Kari Kimball, Sci/Tech Editor

NASA and the National Oceanic and Atmospheric Administration (NOAA) announced on January 14 that 2020 is tied with 2016 for the hottest year on record thanks to global warming. Both agencies used ocean temperature data from buoys, floats and ships, along with temperatures measured over land at weather stations around the globe, according to Science News.

NASA’s analysis displayed results suggesting that 2020 was slightly hotter, while NOAA’s results suggested that 2016 was slightly hotter. However, the differences between the two temperatures are within margins of error. NASA climatologist Gavin Schmidt of the Goddard Institute for Space Studies in New York City states, “it’s effectively a statistical tie.”

NOAA climate scientist Russell Vose noted that one of the causes of the high temperature was the massive wildfires. Another temperature impact is the ocean-climate pattern known as El Nino Southern Oscillation. The El Nino presence in 2016 year caused a large boost in temperature. However, the La Nina presence in 2020 caused a decrease in temperature.

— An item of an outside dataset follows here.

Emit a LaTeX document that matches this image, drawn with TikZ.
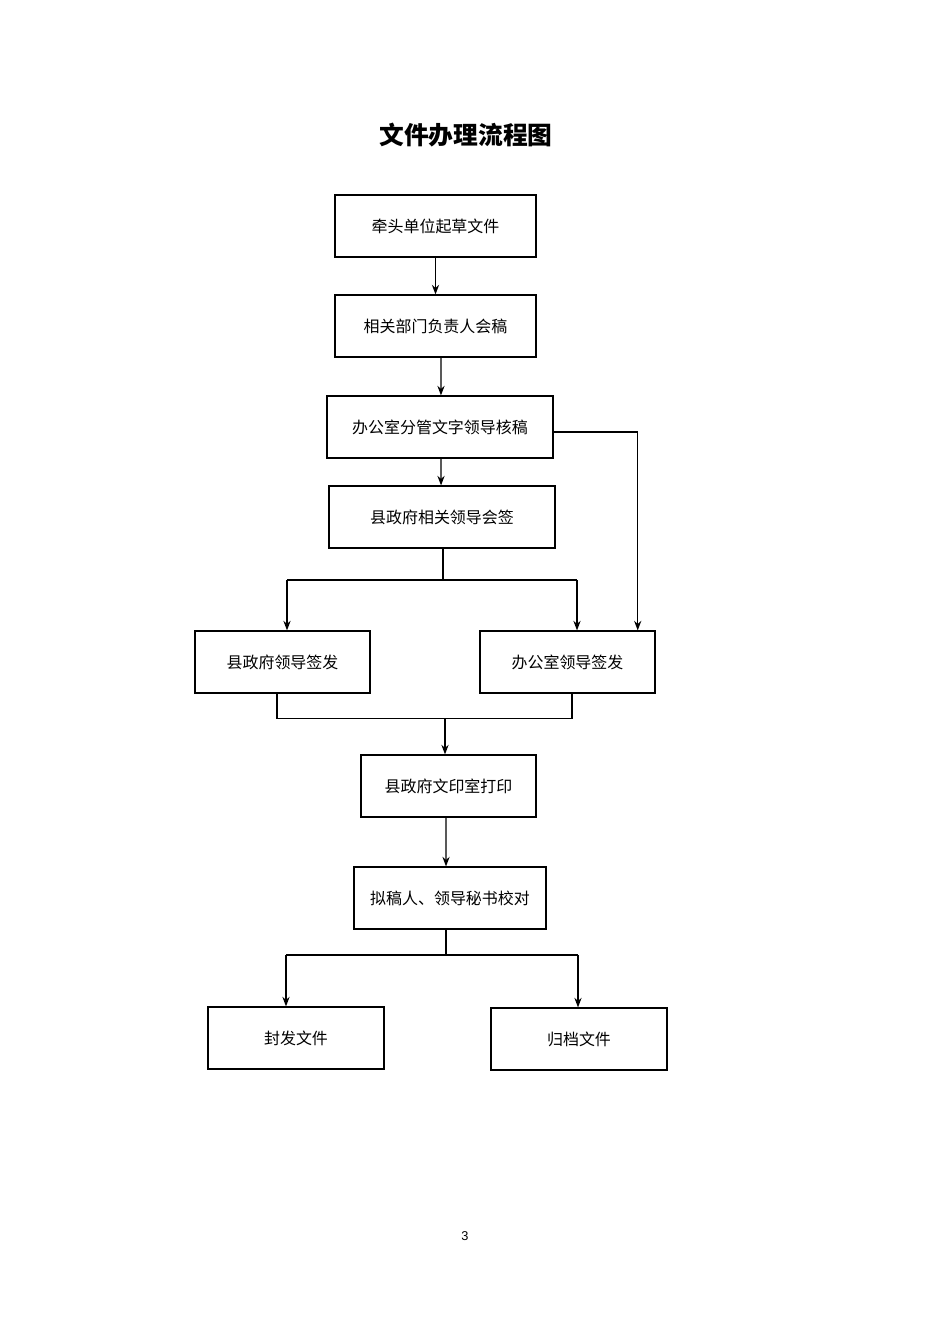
\documentclass[tikz,border=0pt]{standalone}
\usepackage{fontspec}
\setmainfont{Liberation Sans}
\newfontfamily\cjk{Noto Sans CJK SC}
\usetikzlibrary{arrows.meta,positioning}
\tikzset{
  box/.style={draw, thick, minimum height=38.8pt, inner sep=0pt, font=\cjk\fontsize{10}{12}\selectfont},
  arr/.style={thick, -{Stealth[length=6pt,width=4.5pt]}},
  ln/.style={thick}
}
\begin{document}
\begin{tikzpicture}[x=0.6266pt, y=-0.6266pt]
	\useasboundingbox (0,0) rectangle (950,1344);
	%title
		\node (title) at (466,135) {\cjk\fontsize{15.5}{18}\selectfont\bfseries 文件办理流程图};
	%boxes
		\node[box, minimum width=126pt] (qt) at (435.5,226) {牵头单位起草文件};
		\node[box, minimum width=126pt] (hg) at (435.5,326) {相关部门负责人会稿};
		\node[box, minimum width=141.6pt] (hegao) at (440,427) {办公室分管文字领导核稿};
		\node[box, minimum width=141.6pt] (hq) at (442,517) {县政府相关领导会签};
		\node[box, minimum width=109.7pt] (xqf) at (282.5,662) {县政府领导签发};
		\node[box, minimum width=109.7pt] (bqf) at (567.5,662) {办公室领导签发};
		\node[box, minimum width=109.7pt] (dy) at (448.5,786) {县政府文印室打印};
		\node[box, minimum width=120.3pt] (jd) at (450,898) {拟稿人、领导秘书校对};
		\node[box, minimum width=110.3pt] (ff) at (296,1038) {封发文件};
		\node[box, minimum width=110.3pt] (gd) at (579,1039) {归档文件};
	%arrows
		\draw[arr] (qt) -- (hg);
		\draw[arr] ([xshift=3.5pt]hg.south) -- ([xshift=0.6pt]hegao.north);
		\draw[arr] ([xshift=0.6pt]hegao.south) -- ([xshift=-0.6pt]hq.north);
		\draw[arr] (hegao.east |- 0,432) -| ([xshift=44pt]bqf.north);
	%split after sign
		\draw[ln] ([xshift=0.6pt]hq.south) -- ++(0,32) coordinate (j1);
		\draw[ln] (287,580) coordinate (j1l) -- (577,580) coordinate (j1r);
		\draw[arr] (j1l) -- (j1l |- xqf.north);
		\draw[arr] (j1r) -- (j1r |- bqf.north);
	%merge
		\draw[ln] ([xshift=-3.5pt]xqf.south) -- ++(0,25) coordinate (j2l);
		\draw[ln] ([xshift=2.8pt]bqf.south) -- ++(0,25) coordinate (j2r);
		\draw[ln] (j2l) -- (j2r);
		\draw[arr] (445,718) -- (445,718 |- dy.north);
		\draw[arr] ([xshift=-1.5pt]dy.south) -- ([xshift=-2.5pt]jd.north);
	%split at end
		\draw[ln] ([xshift=-2.5pt]jd.south) -- ++(0,26);
		\draw[ln] (286,955) coordinate (j3l) -- (578,955) coordinate (j3r);
		\draw[arr] (j3l) -- (j3l |- ff.north);
		\draw[arr] (j3r) -- (j3r |- gd.north);
	%page number
		\node[font=\fontsize{8}{10}\selectfont] (pg) at (465,1236) {3};
\end{tikzpicture}
\end{document}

Vose states, “2020 would have been by far the warmest year on record” if an El Nino was present.

When looking at the big picture, these rankings are missing some information. Vose states, “the last six to seven years really stand out above the rest of the record, suggesting the kind of rapid warming we’re seeing.” Vose then goes on to explain how each decade has been warmer than the one before for the past four.